# Entries taken from a collection
● ● ● ●

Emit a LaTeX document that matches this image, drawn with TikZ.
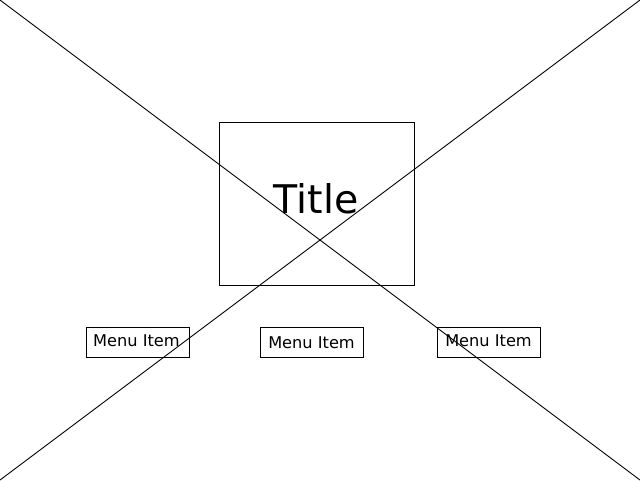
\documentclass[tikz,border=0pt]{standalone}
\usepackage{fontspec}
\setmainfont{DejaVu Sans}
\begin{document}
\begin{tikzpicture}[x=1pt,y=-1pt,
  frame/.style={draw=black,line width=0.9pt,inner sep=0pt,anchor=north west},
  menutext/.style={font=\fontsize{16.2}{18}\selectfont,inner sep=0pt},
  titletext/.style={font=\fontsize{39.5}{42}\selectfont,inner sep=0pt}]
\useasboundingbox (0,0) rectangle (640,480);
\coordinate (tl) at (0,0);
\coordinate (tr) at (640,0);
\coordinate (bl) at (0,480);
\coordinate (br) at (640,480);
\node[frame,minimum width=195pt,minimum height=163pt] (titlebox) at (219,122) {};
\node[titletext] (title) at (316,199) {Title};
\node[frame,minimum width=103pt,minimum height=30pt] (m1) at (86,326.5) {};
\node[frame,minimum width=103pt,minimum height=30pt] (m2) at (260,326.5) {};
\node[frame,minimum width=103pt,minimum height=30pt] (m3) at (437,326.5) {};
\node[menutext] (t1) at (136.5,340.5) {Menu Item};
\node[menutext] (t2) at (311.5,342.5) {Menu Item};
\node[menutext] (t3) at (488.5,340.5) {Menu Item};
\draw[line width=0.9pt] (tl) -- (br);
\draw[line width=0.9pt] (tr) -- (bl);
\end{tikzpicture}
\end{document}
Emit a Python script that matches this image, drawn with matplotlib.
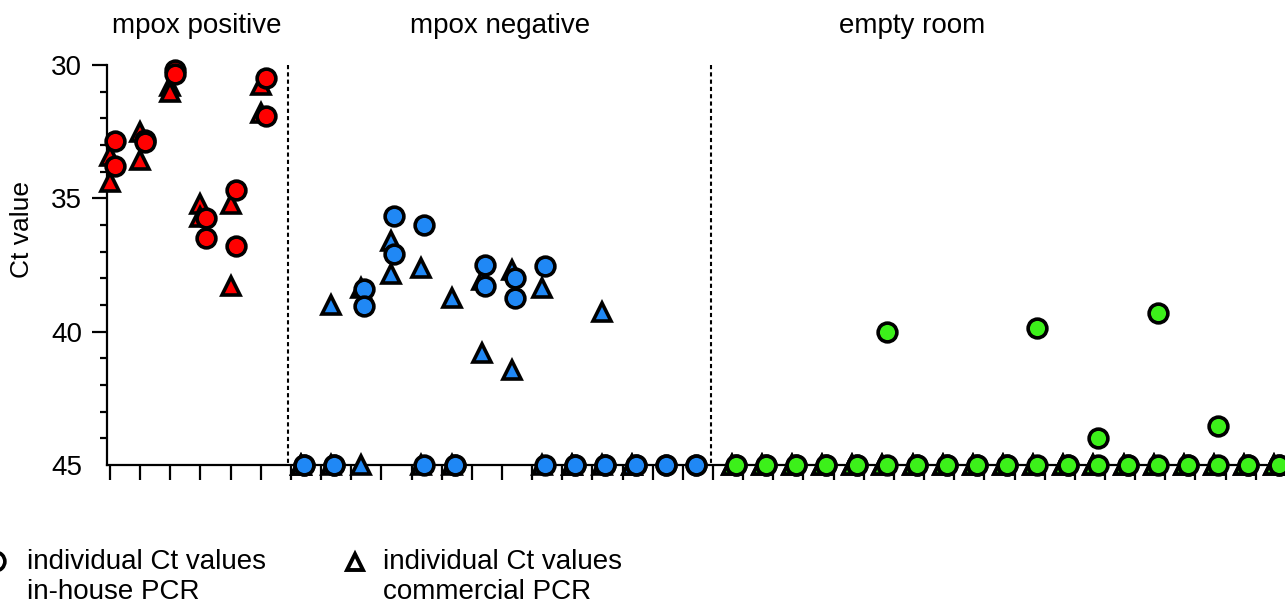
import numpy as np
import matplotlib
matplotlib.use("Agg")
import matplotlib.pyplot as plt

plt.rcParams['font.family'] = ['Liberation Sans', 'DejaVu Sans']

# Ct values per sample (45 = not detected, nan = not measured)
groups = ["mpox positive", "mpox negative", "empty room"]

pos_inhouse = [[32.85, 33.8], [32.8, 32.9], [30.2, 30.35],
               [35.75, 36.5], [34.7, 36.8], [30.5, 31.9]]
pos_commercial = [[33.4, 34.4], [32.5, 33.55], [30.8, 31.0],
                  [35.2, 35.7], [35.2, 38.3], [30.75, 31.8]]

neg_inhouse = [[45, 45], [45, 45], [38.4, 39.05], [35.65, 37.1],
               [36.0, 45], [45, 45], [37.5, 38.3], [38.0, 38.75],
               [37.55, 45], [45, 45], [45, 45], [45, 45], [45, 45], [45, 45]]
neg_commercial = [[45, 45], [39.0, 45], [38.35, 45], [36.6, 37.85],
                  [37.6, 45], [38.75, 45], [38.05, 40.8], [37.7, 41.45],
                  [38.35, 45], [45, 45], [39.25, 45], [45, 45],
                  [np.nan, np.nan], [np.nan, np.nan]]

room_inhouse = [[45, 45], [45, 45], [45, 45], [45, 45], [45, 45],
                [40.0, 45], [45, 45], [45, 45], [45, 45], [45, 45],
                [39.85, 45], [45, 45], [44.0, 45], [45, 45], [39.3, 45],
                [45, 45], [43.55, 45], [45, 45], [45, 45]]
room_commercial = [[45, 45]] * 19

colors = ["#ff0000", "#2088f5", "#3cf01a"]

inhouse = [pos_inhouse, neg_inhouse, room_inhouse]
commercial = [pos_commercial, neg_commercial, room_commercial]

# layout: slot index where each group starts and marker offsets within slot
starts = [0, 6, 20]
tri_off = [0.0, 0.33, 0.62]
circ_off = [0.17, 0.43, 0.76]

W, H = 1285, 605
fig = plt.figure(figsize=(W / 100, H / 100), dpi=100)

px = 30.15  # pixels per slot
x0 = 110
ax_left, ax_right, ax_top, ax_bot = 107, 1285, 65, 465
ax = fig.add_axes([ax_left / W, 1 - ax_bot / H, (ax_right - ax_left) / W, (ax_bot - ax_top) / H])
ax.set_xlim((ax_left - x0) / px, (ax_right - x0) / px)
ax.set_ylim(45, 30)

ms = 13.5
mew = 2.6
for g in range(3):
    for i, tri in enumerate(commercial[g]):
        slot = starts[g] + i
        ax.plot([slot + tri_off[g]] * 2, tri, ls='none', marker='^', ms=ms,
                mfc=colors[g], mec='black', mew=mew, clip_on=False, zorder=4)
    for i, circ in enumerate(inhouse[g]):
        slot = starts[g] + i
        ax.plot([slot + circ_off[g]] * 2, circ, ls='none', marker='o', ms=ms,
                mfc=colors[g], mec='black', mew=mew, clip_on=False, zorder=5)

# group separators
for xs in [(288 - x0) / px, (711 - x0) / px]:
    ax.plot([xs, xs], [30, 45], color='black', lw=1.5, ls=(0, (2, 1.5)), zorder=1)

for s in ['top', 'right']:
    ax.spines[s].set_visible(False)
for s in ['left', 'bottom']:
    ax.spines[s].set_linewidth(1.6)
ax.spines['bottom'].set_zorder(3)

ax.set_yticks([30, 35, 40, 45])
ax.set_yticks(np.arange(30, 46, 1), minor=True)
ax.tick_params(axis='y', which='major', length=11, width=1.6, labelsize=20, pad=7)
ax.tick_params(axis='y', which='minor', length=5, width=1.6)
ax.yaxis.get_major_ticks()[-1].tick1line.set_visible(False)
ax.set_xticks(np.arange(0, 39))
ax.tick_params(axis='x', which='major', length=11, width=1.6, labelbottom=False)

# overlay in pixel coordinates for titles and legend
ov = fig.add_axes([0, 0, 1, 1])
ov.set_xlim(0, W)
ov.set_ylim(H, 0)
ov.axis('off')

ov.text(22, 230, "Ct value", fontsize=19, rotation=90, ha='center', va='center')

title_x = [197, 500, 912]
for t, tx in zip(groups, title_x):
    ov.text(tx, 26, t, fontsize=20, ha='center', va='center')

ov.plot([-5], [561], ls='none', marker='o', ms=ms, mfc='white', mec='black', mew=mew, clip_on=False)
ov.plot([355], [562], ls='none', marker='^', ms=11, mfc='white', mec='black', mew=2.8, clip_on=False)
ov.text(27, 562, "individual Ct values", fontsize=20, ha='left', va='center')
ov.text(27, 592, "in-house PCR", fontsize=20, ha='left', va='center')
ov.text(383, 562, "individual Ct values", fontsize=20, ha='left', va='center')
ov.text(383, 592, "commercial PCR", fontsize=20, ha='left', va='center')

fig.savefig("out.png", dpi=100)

● ● ● ●

# JOB
Retype only the lines above from the one with "Emit a Python" through the one with "fig = plt.figure(figsize=(W", exactly and with both ends. Images stay out.

# REPLY TO THE TASK
Emit a Python script that matches this image, drawn with matplotlib.
import numpy as np
import matplotlib
matplotlib.use("Agg")
import matplotlib.pyplot as plt

plt.rcParams['font.family'] = ['Liberation Sans', 'DejaVu Sans']

# Ct values per sample (45 = not detected, nan = not measured)
groups = ["mpox positive", "mpox negative", "empty room"]

pos_inhouse = [[32.85, 33.8], [32.8, 32.9], [30.2, 30.35],
               [35.75, 36.5], [34.7, 36.8], [30.5, 31.9]]
pos_commercial = [[33.4, 34.4], [32.5, 33.55], [30.8, 31.0],
                  [35.2, 35.7], [35.2, 38.3], [30.75, 31.8]]

neg_inhouse = [[45, 45], [45, 45], [38.4, 39.05], [35.65, 37.1],
               [36.0, 45], [45, 45], [37.5, 38.3], [38.0, 38.75],
               [37.55, 45], [45, 45], [45, 45], [45, 45], [45, 45], [45, 45]]
neg_commercial = [[45, 45], [39.0, 45], [38.35, 45], [36.6, 37.85],
                  [37.6, 45], [38.75, 45], [38.05, 40.8], [37.7, 41.45],
                  [38.35, 45], [45, 45], [39.25, 45], [45, 45],
                  [np.nan, np.nan], [np.nan, np.nan]]

room_inhouse = [[45, 45], [45, 45], [45, 45], [45, 45], [45, 45],
                [40.0, 45], [45, 45], [45, 45], [45, 45], [45, 45],
                [39.85, 45], [45, 45], [44.0, 45], [45, 45], [39.3, 45],
                [45, 45], [43.55, 45], [45, 45], [45, 45]]
room_commercial = [[45, 45]] * 19

colors = ["#ff0000", "#2088f5", "#3cf01a"]

inhouse = [pos_inhouse, neg_inhouse, room_inhouse]
commercial = [pos_commercial, neg_commercial, room_commercial]

# layout: slot index where each group starts and marker offsets within slot
starts = [0, 6, 20]
tri_off = [0.0, 0.33, 0.62]
circ_off = [0.17, 0.43, 0.76]

W, H = 1285, 605
fig = plt.figure(figsize=(W / 100, H / 100), dpi=100)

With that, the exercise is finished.